One X user, @Aguirre115622, hit the nail on the head last week: ‘Do Labour think a ‘hard working family’ is a mining family circa 1910? Father and four sons aged 5-12 all working down the same pit, only seeing daylight on Sundays from September till April?’
Try telling Powell, who used her speech to rail angrily against ‘trickle-down economics’ – a fleeting fad from the 1990s that nobody was very keen on anyway – as one of our big modern problems. What next? Down with the bum bag? Out with Furbies? A pox on Babylon Zoo? Naturally, legalised theft – sorry, asking for more from those with the broadest shoulders – as the more moral course, seems to be the solution.
As for Powell’s fretting about ‘division and hate’? Hang on. The actual voice from the ground of multicultural Tower Hamlets on Saturday was chanting ‘Zionist scum, off our streets’. I wonder when it might dawn on Powell and her party chums that selling Labour’s soul for the sectarian bloc votes of ‘communities’ might not be the wowzer wheeze it once appeared.
The painful truth for Powell and Labour is that her party is attempting to build on weak and shifting sand, fomenting policy for a world that simply doesn’t exist; a multicoloured swap shop where bon-bons play, a fantasy land with a magical economic lever labelled WEALTH TAX.

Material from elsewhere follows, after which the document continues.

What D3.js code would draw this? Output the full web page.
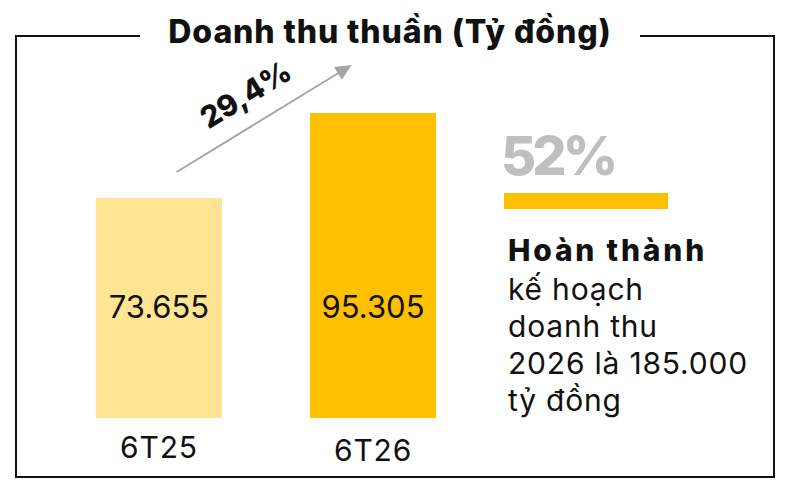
<!DOCTYPE html>
<html>
<head>
<meta charset="utf-8">
<script src="https://cdnjs.cloudflare.com/ajax/libs/d3/7.8.5/d3.min.js"></script>
<style>
  body { margin: 0; background: #fff; }
  text { font-family: "Inter", "DejaVu Sans", sans-serif; }
</style>
</head>
<body>
<svg width="796" height="486"></svg>
<script>
var title = "Doanh thu thuần (Tỷ đồng)";
var categories = ["6T25", "6T26"];
var values = [73655, 95305];
var barColors = ["#FFE493", "#FFC000"];
var growth = [29.4];
var planDone = [52];
var noteLines = ["kế hoạch", "doanh thu", "2026 là 185.000", "tỷ đồng"];

var svg = d3.select("svg"),
    width = +svg.attr("width"),
    height = +svg.attr("height");

var vn = d3.formatLocale({decimal: ",", thousands: ".", grouping: [3], currency: ["", ""]});
var fmt = vn.format(",d"),
    fmtPct = vn.format(",.1f");

var x = d3.scaleBand()
    .domain(categories)
    .range([52, 480])
    .paddingInner(0.411)
    .paddingOuter(0.205);

var y = d3.scaleLinear()
    .domain([17620, 95305])
    .range([418, 113]);

// frame with a gap for the title
var frame = svg.append("g")
    .attr("fill", "none")
    .attr("stroke", "#111")
    .attr("stroke-width", 2);

frame.append("path")
    .attr("d", "M140,36 H16 V477 H774 V36 H640");

svg.append("text")
    .attr("x", 390)
    .attr("y", 43)
    .attr("text-anchor", "middle")
    .attr("font-size", 32)
    .attr("font-weight", 800)
    .attr("letter-spacing", 0.9)
    .attr("fill", "#111")
    .text(title);

// bars
var bars = svg.append("g").selectAll("g")
    .data(categories)
  .enter().append("g");

bars.append("rect")
    .attr("x", function(d) { return x(d); })
    .attr("y", function(d, i) { return y(values[i]); })
    .attr("width", x.bandwidth())
    .attr("height", function(d, i) { return y.range()[0] - y(values[i]); })
    .attr("fill", function(d, i) { return barColors[i]; });

bars.append("text")
    .attr("x", function(d) { return x(d) + x.bandwidth() / 2; })
    .attr("y", 318)
    .attr("text-anchor", "middle")
    .attr("font-size", 31)
    .attr("fill", "#111")
    .text(function(d, i) { return fmt(values[i]); });

bars.append("text")
    .attr("x", function(d) { return x(d) + x.bandwidth() / 2; })
    .attr("y", function(d, i) { return 458 + i * 3; })
    .attr("text-anchor", "middle")
    .attr("font-size", 30)
    .attr("letter-spacing", 0.8)
    .attr("fill", "#111")
    .text(function(d) { return d; });

// growth arrow
var x0 = x(categories[0]) + x.bandwidth() * 0.64,
    y0 = y(values[0]) - 26,
    x1 = x(categories[1]) + x.bandwidth() * 0.33,
    y1 = y(values[1]) - 48;
var ang = Math.atan2(y1 - y0, x1 - x0);

svg.append("line")
    .attr("x1", x0).attr("y1", y0)
    .attr("x2", x1 - 12 * Math.cos(ang)).attr("y2", y1 - 12 * Math.sin(ang))
    .attr("stroke", "#a6a6a6")
    .attr("stroke-width", 2);

svg.append("path")
    .attr("transform", "translate(" + x1 + "," + y1 + ") rotate(" + (ang * 180 / Math.PI) + ")")
    .attr("d", "M0,0 L-16,-7.5 L-16,7.5 Z")
    .attr("fill", "#a6a6a6");

var mx = (x0 + x1) / 2 - 13, my = (y0 + y1) / 2 - 15;
svg.append("text")
    .attr("transform", "translate(" + mx + "," + my + ") rotate(" + (ang * 180 / Math.PI) + ")")
    .attr("text-anchor", "middle")
    .attr("font-size", 30)
    .attr("font-weight", 800)
    .attr("fill", "#111")
    .text(fmtPct(growth[0]) + "%");

// plan completion
svg.append("text")
    .attr("x", 501)
    .attr("y", 175)
    .attr("font-size", 54)
    .attr("font-weight", 800)
    .attr("letter-spacing", -4)
    .attr("fill", "#bfbfbf")
    .text(planDone[0] + "%");

svg.append("rect")
    .attr("x", 504)
    .attr("y", 193)
    .attr("width", 164)
    .attr("height", 16)
    .attr("fill", "#FFC000");

var note = svg.append("text")
    .attr("x", 508)
    .attr("font-size", 30)
    .attr("fill", "#111");

note.append("tspan")
    .attr("x", 508)
    .attr("y", 261)
    .attr("font-weight", 800)
    .attr("letter-spacing", 2.8)
    .text("Hoàn thành");

note.selectAll("tspan.line")
    .data(noteLines)
  .enter().append("tspan")
    .attr("class", "line")
    .attr("x", 508)
    .attr("y", function(d, i) { return 300 + i * 37; })
    .attr("letter-spacing", 0.8)
    .text(function(d) { return d; });
</script>
</body>
</html>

This is indeed a class war, but not the one Labour thinks it is. It is the sniping of the lower middle class at the upper middle class, as we can see very clearly in recent YouGov polling for the Economist, which demonstrates that Labour is the party of the rich – even if it doesn’t like to admit it. There is no greater class enmity in Britain as that between the well-off and the very well-off. That is the real resentment wrapped up in the cloth cap of Labour’s imaginary doorstep. But Powell and Starmer don’t seem to have noticed.